» **Exercise prompt**: Set down, exactly as written, the lines from the top of the data to the line that holds "(0,0) rectangle (511,358);", and omit the pictures.

........

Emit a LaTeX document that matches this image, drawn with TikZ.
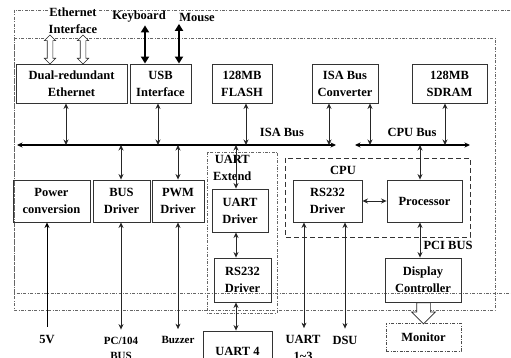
\documentclass[tikz,border=0pt]{standalone}
\usepackage{fontspec}
\setmainfont{Liberation Serif}
\usetikzlibrary{arrows.meta,shapes.arrows}

\begin{document}
\begin{tikzpicture}[x=1pt, y=-1pt,
        font=\fontsize{12.5}{17}\selectfont\bfseries,
        >={Stealth[length=5.5pt,width=5pt]},
        blk/.style={draw=black!80, line width=0.9pt, align=center, inner sep=1pt},
        link/.style={<->, line width=0.8pt, draw=black!85},
        bus/.style={<->, line width=1.1pt},
        frame/.style={draw=black!60, line width=0.8pt, dash pattern=on 3pt off 1.5pt on 0.8pt off 1.5pt},
        lbl/.style={align=center, inner sep=1pt},
        small/.style={font=\fontsize{11}{15}\selectfont\bfseries},
        hollow/.style={double arrow, draw=black!85, fill=white, line width=0.7pt, rotate=90,
            minimum height=29pt, inner sep=2.5pt, double arrow head extend=2.8pt},
        heavy/.style={{Triangle[length=7pt,width=8pt]}-{Triangle[length=7pt,width=8pt]}, line width=2.6pt}]
    \useasboundingbox (0,0) rectangle (511,358);

    % board outlines
    \draw[frame] (14,10) rectangle (530,293);
    \draw[frame] (14,38) rectangle (495,310);
    \draw[frame] (207,152) rectangle (277,313);
    \draw[black!80, line width=0.8pt, dash pattern=on 5pt off 3pt] (285,158) rectangle (470,237);
    \node[lbl, anchor=north west] (extlbl) at (212,154) {UART\\Extend};
    \node[lbl] (cpulbl) at (343,170) {CPU};

    % top row
    \node[blk, minimum width=111, minimum height=39] (eth) at (71.5,83.5) {Dual-redundant\\Ethernet};
    \node[blk, minimum width=61, minimum height=39] (usb) at (160.5,83.5) {USB\\Interface};
    \node[blk, minimum width=60, minimum height=39] (flash) at (242,83.5) {128MB\\FLASH};
    \node[blk, minimum width=66, minimum height=39] (isaconv) at (345,83.5) {ISA Bus\\Converter};
    \node[blk, minimum width=75, minimum height=39] (sdram) at (449.5,83.5) {128MB\\SDRAM};

    % external ports on top
    \node[lbl, fill=white] (ethlbl) at (73,21) {Ethernet\\Interface};
    \node[hollow] (ethA) at (50,49.5) {};
    \node[hollow] (ethB) at (83,49.5) {};
    \node[lbl] (kbd) at (139,17) {Keyboard};
    \node[lbl] (mouse) at (197,17) {Mouse};
    \draw[heavy, shorten <=1.5pt] (kbd.south -| 145,0) -- (usb.north -| 145,0);
    \draw[heavy, shorten <=1.5pt] (mouse.south -| 179,0) -- (usb.north -| 179,0);

    % buses
    \coordinate (isaL) at (17,145);
    \coordinate (isaR) at (336,145);
    \coordinate (cpuL) at (355,145);
    \coordinate (cpuR) at (470,145);
    \draw[bus] (isaL) -- (isaR);
    \draw[bus] (cpuL) -- (cpuR);
    \node[lbl] (isalbl) at (282,132) {ISA Bus};
    \node[lbl] (cpubuslbl) at (412,132) {CPU Bus};

    \draw[link] (eth.south -| 66,0) -- (isaL -| 66,0);
    \draw[link] (usb.south -| 158,0) -- (isaL -| 158,0);
    \draw[link] (flash.south -| 246,0) -- (isaL -| 246,0);
    \draw[link] (isaconv.south -| 329,0) -- (isaR -| 329,0);
    \draw[link] (isaconv.south -| 370,0) -- (cpuL -| 370,0);
    \draw[link] (sdram.south -| 445,0) -- (cpuL -| 445,0);

    % drivers
    \node[blk, minimum width=77, minimum height=42] (power) at (51.5,201) {Power\\conversion};
    \node[blk, minimum width=57, minimum height=42] (busdrv) at (121.5,201) {BUS\\Driver};
    \node[blk, minimum width=52, minimum height=42] (pwm) at (178,201) {PWM\\Driver};
    \node[blk, minimum width=56, minimum height=43] (uartdrv) at (240,210.5) {UART\\Driver};
    \node[blk, minimum width=57, minimum height=44] (rsext) at (242.5,280) {RS232\\Driver};
    \node[blk, minimum width=69, minimum height=40] (uartfour) at (237.5,351) {UART 4};

    \draw[link] (isaL -| 121,0) -- (busdrv.north -| 121,0);
    \draw[link] (isaL -| 178,0) -- (pwm.north -| 178,0);
    \draw[link] (isaL -| 236,0) -- (uartdrv.north -| 236,0);
    \draw[link] (uartdrv.south -| 236,0) -- (rsext.north -| 236,0);
    \draw[link] (rsext.south -| 236,0) -- (uartfour.north -| 236,0);

    % cpu module
    \node[blk, minimum width=69, minimum height=42] (rscpu) at (327.5,201) {RS232\\Driver};
    \node[blk, minimum width=75, minimum height=42] (proc) at (424.5,201) {Processor};
    \node[blk, minimum width=76, minimum height=44] (disp) at (423,280) {Display\\Controller};
    \node[blk, draw=black!70, dash pattern=on 3pt off 1.5pt on 0.8pt off 1.5pt,
        minimum width=75, minimum height=28] (monitor) at (423.5,337) {Monitor};
    \node[lbl] (pcilbl) at (448,245) {PCI BUS};

    \draw[link] (rscpu) -- (proc);
    \draw[link] (cpuL -| 420,0) -- (proc.north -| 420,0);
    \draw[link] (proc.south -| 420,0) -- (disp.north -| 420,0);
    \node[single arrow, draw=black!85, fill=white, line width=0.7pt, rotate=-90, anchor=tail,
        minimum height=21pt, inner sep=6.5pt, single arrow head extend=5pt] (disparr) at (disp.south -| 423.5,0) {};

    % outside connections
    \node[lbl] (vfive) at (47,340) {5V};
    \node[lbl, small] (pcbus) at (121,348) {PC/104\\BUS};
    \node[lbl, small] (buzzer) at (178,340) {Buzzer};
    \node[lbl] (uartext) at (303,348) {UART\\1\textasciitilde3};
    \node[lbl] (dsu) at (345,340) {DSU};

    \draw[line width=0.8pt, <-, shorten >=8pt] (power.south -| 47,0) -- (vfive.north -| 47,0);
    \draw[link, shorten >=6pt] (busdrv.south -| 121,0) -- (pcbus.north -| 121,0);
    \draw[link, shorten >=6pt] (pwm.south -| 178,0) -- (buzzer.north -| 178,0);
    \draw[link, shorten >=6pt] (rscpu.south -| 304,0) -- (uartext.north -| 304,0);
    \draw[link, shorten >=6pt] (rscpu.south -| 345,0) -- (dsu.north -| 345,0);
\end{tikzpicture}
\end{document}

........

» **Reply**:
Emit a LaTeX document that matches this image, drawn with TikZ.
\documentclass[tikz,border=0pt]{standalone}
\usepackage{fontspec}
\setmainfont{Liberation Serif}
\usetikzlibrary{arrows.meta,shapes.arrows}

\begin{document}
\begin{tikzpicture}[x=1pt, y=-1pt,
        font=\fontsize{12.5}{17}\selectfont\bfseries,
        >={Stealth[length=5.5pt,width=5pt]},
        blk/.style={draw=black!80, line width=0.9pt, align=center, inner sep=1pt},
        link/.style={<->, line width=0.8pt, draw=black!85},
        bus/.style={<->, line width=1.1pt},
        frame/.style={draw=black!60, line width=0.8pt, dash pattern=on 3pt off 1.5pt on 0.8pt off 1.5pt},
        lbl/.style={align=center, inner sep=1pt},
        small/.style={font=\fontsize{11}{15}\selectfont\bfseries},
        hollow/.style={double arrow, draw=black!85, fill=white, line width=0.7pt, rotate=90,
            minimum height=29pt, inner sep=2.5pt, double arrow head extend=2.8pt},
        heavy/.style={{Triangle[length=7pt,width=8pt]}-{Triangle[length=7pt,width=8pt]}, line width=2.6pt}]
    \useasboundingbox (0,0) rectangle (511,358);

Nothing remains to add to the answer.